Either way, it really is good. Next time I will up my amount of thyme to 3 tsp, rather than 2 tsp I think. 
And there definitely really will be a next time--next season probably.


 And did you see that cookbook, The Forest Feast? Well, you should. It is completely beautiful and lovely and awe-inspiring. So much so in fact that when my girls were water coloring this morning, I decided to sit with them and play with some paints a bit. Extraordinarily enjoyable. I'm definitely missing out on some art time in my life, and I'm hoping to do more of it. As long as my girls continue to want to have "art mornings," it shouldn't be too difficult to squeeze in, right?

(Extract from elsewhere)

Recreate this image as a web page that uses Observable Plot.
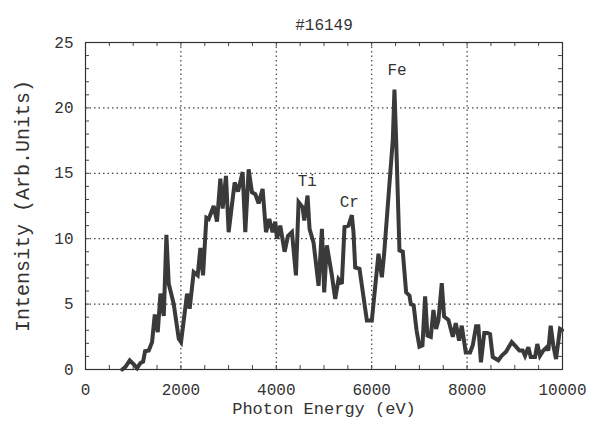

Anyway, here is my recipe for apricot jam!

Apricot Lemon-Thyme Jam
Adapted from the Ball cookbook--I just added the thyme. :)

8 cups of coarsly-pureed apricots (I pulsed them in the food processor just a bit)
2 Tbsp. lemon juice
6 c. of sugar
2-3 tsp. fresh lemon-thyme leaves

1. Put it all in a big stock pot (the bigger the better because it'll spit and sputter a bit--ouch).
2. Cook until you get to the gelling point. (Don't know what that is? yeah, me either when I started reading and comparing recipes. I googled it). :)
3. Then either can it according to instructions for your altitude or freeze it.
4. Super good as-is (hee, hee), on bread or toast, or even on some ice cream. yum-o!